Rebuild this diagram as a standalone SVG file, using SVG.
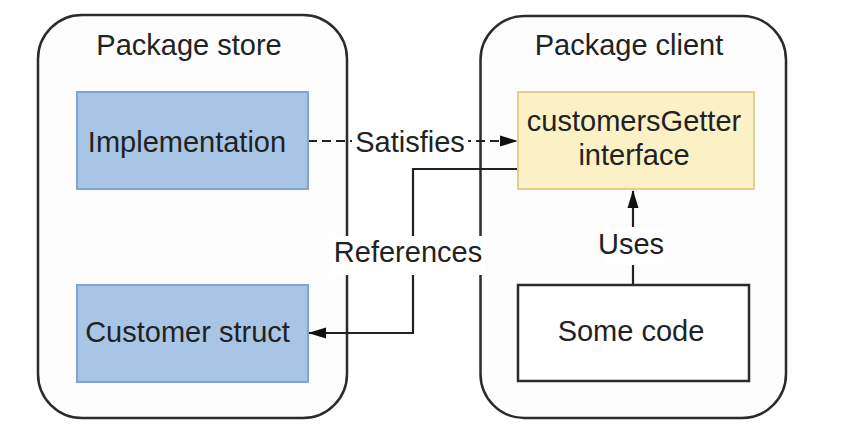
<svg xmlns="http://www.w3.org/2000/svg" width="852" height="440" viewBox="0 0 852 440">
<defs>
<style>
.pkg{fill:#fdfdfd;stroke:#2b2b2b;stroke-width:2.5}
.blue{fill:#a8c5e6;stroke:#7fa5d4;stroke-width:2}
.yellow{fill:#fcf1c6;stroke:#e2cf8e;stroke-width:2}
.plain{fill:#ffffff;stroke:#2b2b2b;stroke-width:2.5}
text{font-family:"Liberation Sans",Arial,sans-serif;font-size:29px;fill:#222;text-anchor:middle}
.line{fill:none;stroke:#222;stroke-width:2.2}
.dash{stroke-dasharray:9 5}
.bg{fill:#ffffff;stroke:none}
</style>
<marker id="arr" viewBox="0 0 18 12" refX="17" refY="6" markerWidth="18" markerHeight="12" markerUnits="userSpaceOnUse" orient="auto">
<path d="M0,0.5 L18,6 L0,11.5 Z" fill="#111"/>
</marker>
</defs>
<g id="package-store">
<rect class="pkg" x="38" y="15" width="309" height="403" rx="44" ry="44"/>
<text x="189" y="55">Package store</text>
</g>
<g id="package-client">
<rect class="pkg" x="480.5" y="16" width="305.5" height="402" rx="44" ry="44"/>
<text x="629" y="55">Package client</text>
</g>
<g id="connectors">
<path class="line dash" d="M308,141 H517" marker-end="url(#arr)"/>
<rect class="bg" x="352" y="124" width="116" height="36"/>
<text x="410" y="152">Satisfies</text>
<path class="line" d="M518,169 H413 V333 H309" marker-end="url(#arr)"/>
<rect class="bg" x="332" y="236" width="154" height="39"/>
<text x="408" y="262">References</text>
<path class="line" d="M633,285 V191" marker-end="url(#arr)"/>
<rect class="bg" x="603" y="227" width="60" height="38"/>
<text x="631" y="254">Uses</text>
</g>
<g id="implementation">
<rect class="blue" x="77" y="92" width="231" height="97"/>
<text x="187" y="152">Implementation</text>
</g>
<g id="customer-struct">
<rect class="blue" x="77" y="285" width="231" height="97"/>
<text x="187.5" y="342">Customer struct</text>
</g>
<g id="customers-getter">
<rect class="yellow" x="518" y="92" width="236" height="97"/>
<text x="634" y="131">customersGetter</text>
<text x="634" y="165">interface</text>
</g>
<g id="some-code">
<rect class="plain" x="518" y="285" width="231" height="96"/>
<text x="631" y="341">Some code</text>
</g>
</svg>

— EXERCISE BRIEF —
Give the data again exactly as written, with all pictures left out.

— SOLUTION FOR THIS TASK —
Rebuild this diagram as a standalone SVG file, using SVG.
<svg xmlns="http://www.w3.org/2000/svg" width="852" height="440" viewBox="0 0 852 440">
<defs>
<style>
.pkg{fill:#fdfdfd;stroke:#2b2b2b;stroke-width:2.5}
.blue{fill:#a8c5e6;stroke:#7fa5d4;stroke-width:2}
.yellow{fill:#fcf1c6;stroke:#e2cf8e;stroke-width:2}
.plain{fill:#ffffff;stroke:#2b2b2b;stroke-width:2.5}
text{font-family:"Liberation Sans",Arial,sans-serif;font-size:29px;fill:#222;text-anchor:middle}
.line{fill:none;stroke:#222;stroke-width:2.2}
.dash{stroke-dasharray:9 5}
.bg{fill:#ffffff;stroke:none}
</style>
<marker id="arr" viewBox="0 0 18 12" refX="17" refY="6" markerWidth="18" markerHeight="12" markerUnits="userSpaceOnUse" orient="auto">
<path d="M0,0.5 L18,6 L0,11.5 Z" fill="#111"/>
</marker>
</defs>
<g id="package-store">
<rect class="pkg" x="38" y="15" width="309" height="403" rx="44" ry="44"/>
<text x="189" y="55">Package store</text>
</g>
<g id="package-client">
<rect class="pkg" x="480.5" y="16" width="305.5" height="402" rx="44" ry="44"/>
<text x="629" y="55">Package client</text>
</g>
<g id="connectors">
<path class="line dash" d="M308,141 H517" marker-end="url(#arr)"/>
<rect class="bg" x="352" y="124" width="116" height="36"/>
<text x="410" y="152">Satisfies</text>
<path class="line" d="M518,169 H413 V333 H309" marker-end="url(#arr)"/>
<rect class="bg" x="332" y="236" width="154" height="39"/>
<text x="408" y="262">References</text>
<path class="line" d="M633,285 V191" marker-end="url(#arr)"/>
<rect class="bg" x="603" y="227" width="60" height="38"/>
<text x="631" y="254">Uses</text>
</g>
<g id="implementation">
<rect class="blue" x="77" y="92" width="231" height="97"/>
<text x="187" y="152">Implementation</text>
</g>
<g id="customer-struct">
<rect class="blue" x="77" y="285" width="231" height="97"/>
<text x="187.5" y="342">Customer struct</text>
</g>
<g id="customers-getter">
<rect class="yellow" x="518" y="92" width="236" height="97"/>
<text x="634" y="131">customersGetter</text>
<text x="634" y="165">interface</text>
</g>
<g id="some-code">
<rect class="plain" x="518" y="285" width="231" height="96"/>
<text x="631" y="341">Some code</text>
</g>
</svg>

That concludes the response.